**What to produce**
Reproduce the listing exactly and skip over any pictures.
* Start Data block *
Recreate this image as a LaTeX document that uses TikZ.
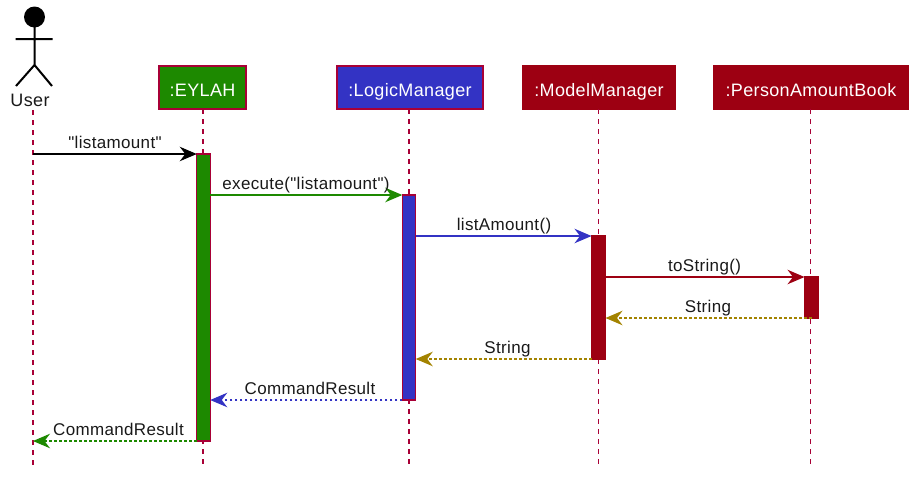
\documentclass[tikz,border=0pt]{standalone}
\usepackage{fontspec}
\newfontfamily\diafont[LetterSpace=2]{Liberation Sans}
\usetikzlibrary{arrows.meta}
\definecolor{ln}{HTML}{A80036}
\definecolor{uic}{HTML}{1D8900}
\definecolor{logicc}{HTML}{3333C4}
\definecolor{modelc}{HTML}{9D0012}
\definecolor{storec}{HTML}{A38300}
\tikzset{
  x=1pt,y=-1pt,
  part/.style={draw=ln,line width=1.5pt,outer sep=0pt,fill=#1,text=white,inner sep=0pt,minimum height=43pt,text height=13pt,text depth=4pt,font=\diafont\fontsize{18}{20}\selectfont},
  modelpart/.style={part=modelc,draw=modelc},
  act/.style={draw=ln,line width=1.1pt,outer sep=0pt,fill=#1,inner sep=0pt,minimum width=13.5pt,anchor=north},
  lifeline/.style={draw=ln,line width=1.3pt,dash pattern=on 5pt off 5pt},
  msg/.style={draw=#1,line width=1.1pt,-{Stealth[length=17pt,width=14.5pt,inset=5.5pt,fill=#1]}},
  ret/.style={draw=#1,line width=1.1pt,dash pattern=on 2.5pt off 2.5pt,-{Stealth[length=17pt,width=14.5pt,inset=5.5pt,fill=#1]}},
  lbl/.style={font=\diafont\fontsize{17}{19}\selectfont,inner sep=0pt,text=black!90,anchor=base}
}
\begin{document}
\begin{tikzpicture}
\useasboundingbox (0,0) rectangle (921,480);
% actor
\fill (34.5,17) circle (10.5);
\coordinate (neck) at (34.5,27);
\coordinate (hip) at (34.5,65);
\coordinate (armL) at (15.5,39);
\coordinate (armR) at (52.5,39);
\coordinate (legL) at (16,86);
\coordinate (legR) at (52,86);
\draw[line width=2pt] (neck)--(hip) (armL)--(armR) (legL)--(hip)--(legR);
\node[font=\diafont\fontsize{18}{20}\selectfont,inner sep=0pt,text=black!90,anchor=base] (user) at (30,106) {User};
% participants
\node[part=uic,minimum width=87pt] (eylah) at (202.5,87.5) {\raisebox{-4pt}{:EYLAH}};
\node[part=logicc,minimum width=146pt] (logic) at (410,87.5) {\raisebox{-4pt}{:LogicManager}};
\node[modelpart,minimum width=152pt] (model) at (599,87.5) {\raisebox{-4pt}{:ModelManager}};
\node[modelpart,minimum width=194pt] (pab) at (811,87.5) {\raisebox{-4pt}{:PersonAmountBook}};
% lifeline ends
\coordinate (userTop) at (33,110);
\coordinate (userEnd) at (33,466);
\coordinate (eylahEnd) at (203,466);
\coordinate (logicEnd) at (409,466);
\coordinate (modelEnd) at (598.5,466);
\coordinate (pabEnd) at (810.5,466);
\draw[lifeline] (userTop)--(userEnd);
\draw[lifeline] (eylah.south -| eylahEnd)--(eylahEnd);
\draw[lifeline] (logic.south -| logicEnd)--(logicEnd);
\draw[lifeline] (model.south -| modelEnd)--(modelEnd);
\draw[lifeline] (pab.south -| pabEnd)--(pabEnd);
% activations
\node[act=uic,minimum height=287pt] (eylahA) at (203.5,154) {};
\node[act=logicc,minimum height=205pt] (logicA) at (409,195) {};
\node[act=modelc,draw=modelc,minimum height=123pt,minimum width=14pt] (modelA) at (598.5,236) {};
\node[act=modelc,draw=modelc,minimum height=41pt,minimum width=14pt] (pabA) at (811.5,277) {};
% messages
\coordinate (m1) at (33,154);
\coordinate (m8) at (33,441);
\draw[msg=black] (m1)--(eylahA.north west);
\draw[msg=uic] (eylahA.east |- logicA.north)--(logicA.north west);
\draw[msg=logicc] (logicA.east |- modelA.north)--(modelA.north west);
\draw[msg=modelc] (modelA.east |- pabA.north)--(pabA.north west);
\draw[ret=storec] (pabA.south)--(modelA.east |- pabA.south);
\draw[ret=storec] (modelA.south west)--(logicA.east |- modelA.south);
\draw[ret=logicc] (logicA.south west)--(eylahA.east |- logicA.south);
\draw[ret=uic] (eylahA.south west)--(m8);
% labels
\node[lbl] (l1) at (115,148) {"listamount"};
\node[lbl] (l2) at (306,189) {execute("listamount")};
\node[lbl] (l3) at (504,230) {listAmount()};
\node[lbl] (l4) at (704.5,271) {toString()};
\node[lbl] (l5) at (708,312) {String};
\node[lbl] (l6) at (507.5,353) {String};
\node[lbl] (l7) at (310,394) {CommandResult};
\node[lbl] (l8) at (118.5,435) {CommandResult};
\end{tikzpicture}
\end{document}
* End Data block *
**Written solution**
Recreate this image as a LaTeX document that uses TikZ.
\documentclass[tikz,border=0pt]{standalone}
\usepackage{fontspec}
\newfontfamily\diafont[LetterSpace=2]{Liberation Sans}
\usetikzlibrary{arrows.meta}
\definecolor{ln}{HTML}{A80036}
\definecolor{uic}{HTML}{1D8900}
\definecolor{logicc}{HTML}{3333C4}
\definecolor{modelc}{HTML}{9D0012}
\definecolor{storec}{HTML}{A38300}
\tikzset{
  x=1pt,y=-1pt,
  part/.style={draw=ln,line width=1.5pt,outer sep=0pt,fill=#1,text=white,inner sep=0pt,minimum height=43pt,text height=13pt,text depth=4pt,font=\diafont\fontsize{18}{20}\selectfont},
  modelpart/.style={part=modelc,draw=modelc},
  act/.style={draw=ln,line width=1.1pt,outer sep=0pt,fill=#1,inner sep=0pt,minimum width=13.5pt,anchor=north},
  lifeline/.style={draw=ln,line width=1.3pt,dash pattern=on 5pt off 5pt},
  msg/.style={draw=#1,line width=1.1pt,-{Stealth[length=17pt,width=14.5pt,inset=5.5pt,fill=#1]}},
  ret/.style={draw=#1,line width=1.1pt,dash pattern=on 2.5pt off 2.5pt,-{Stealth[length=17pt,width=14.5pt,inset=5.5pt,fill=#1]}},
  lbl/.style={font=\diafont\fontsize{17}{19}\selectfont,inner sep=0pt,text=black!90,anchor=base}
}
\begin{document}
\begin{tikzpicture}
\useasboundingbox (0,0) rectangle (921,480);
% actor
\fill (34.5,17) circle (10.5);
\coordinate (neck) at (34.5,27);
\coordinate (hip) at (34.5,65);
\coordinate (armL) at (15.5,39);
\coordinate (armR) at (52.5,39);
\coordinate (legL) at (16,86);
\coordinate (legR) at (52,86);
\draw[line width=2pt] (neck)--(hip) (armL)--(armR) (legL)--(hip)--(legR);
\node[font=\diafont\fontsize{18}{20}\selectfont,inner sep=0pt,text=black!90,anchor=base] (user) at (30,106) {User};
% participants
\node[part=uic,minimum width=87pt] (eylah) at (202.5,87.5) {\raisebox{-4pt}{:EYLAH}};
\node[part=logicc,minimum width=146pt] (logic) at (410,87.5) {\raisebox{-4pt}{:LogicManager}};
\node[modelpart,minimum width=152pt] (model) at (599,87.5) {\raisebox{-4pt}{:ModelManager}};
\node[modelpart,minimum width=194pt] (pab) at (811,87.5) {\raisebox{-4pt}{:PersonAmountBook}};
% lifeline ends
\coordinate (userTop) at (33,110);
\coordinate (userEnd) at (33,466);
\coordinate (eylahEnd) at (203,466);
\coordinate (logicEnd) at (409,466);
\coordinate (modelEnd) at (598.5,466);
\coordinate (pabEnd) at (810.5,466);
\draw[lifeline] (userTop)--(userEnd);
\draw[lifeline] (eylah.south -| eylahEnd)--(eylahEnd);
\draw[lifeline] (logic.south -| logicEnd)--(logicEnd);
\draw[lifeline] (model.south -| modelEnd)--(modelEnd);
\draw[lifeline] (pab.south -| pabEnd)--(pabEnd);
% activations
\node[act=uic,minimum height=287pt] (eylahA) at (203.5,154) {};
\node[act=logicc,minimum height=205pt] (logicA) at (409,195) {};
\node[act=modelc,draw=modelc,minimum height=123pt,minimum width=14pt] (modelA) at (598.5,236) {};
\node[act=modelc,draw=modelc,minimum height=41pt,minimum width=14pt] (pabA) at (811.5,277) {};
% messages
\coordinate (m1) at (33,154);
\coordinate (m8) at (33,441);
\draw[msg=black] (m1)--(eylahA.north west);
\draw[msg=uic] (eylahA.east |- logicA.north)--(logicA.north west);
\draw[msg=logicc] (logicA.east |- modelA.north)--(modelA.north west);
\draw[msg=modelc] (modelA.east |- pabA.north)--(pabA.north west);
\draw[ret=storec] (pabA.south)--(modelA.east |- pabA.south);
\draw[ret=storec] (modelA.south west)--(logicA.east |- modelA.south);
\draw[ret=logicc] (logicA.south west)--(eylahA.east |- logicA.south);
\draw[ret=uic] (eylahA.south west)--(m8);
% labels
\node[lbl] (l1) at (115,148) {"listamount"};
\node[lbl] (l2) at (306,189) {execute("listamount")};
\node[lbl] (l3) at (504,230) {listAmount()};
\node[lbl] (l4) at (704.5,271) {toString()};
\node[lbl] (l5) at (708,312) {String};
\node[lbl] (l6) at (507.5,353) {String};
\node[lbl] (l7) at (310,394) {CommandResult};
\node[lbl] (l8) at (118.5,435) {CommandResult};
\end{tikzpicture}
\end{document}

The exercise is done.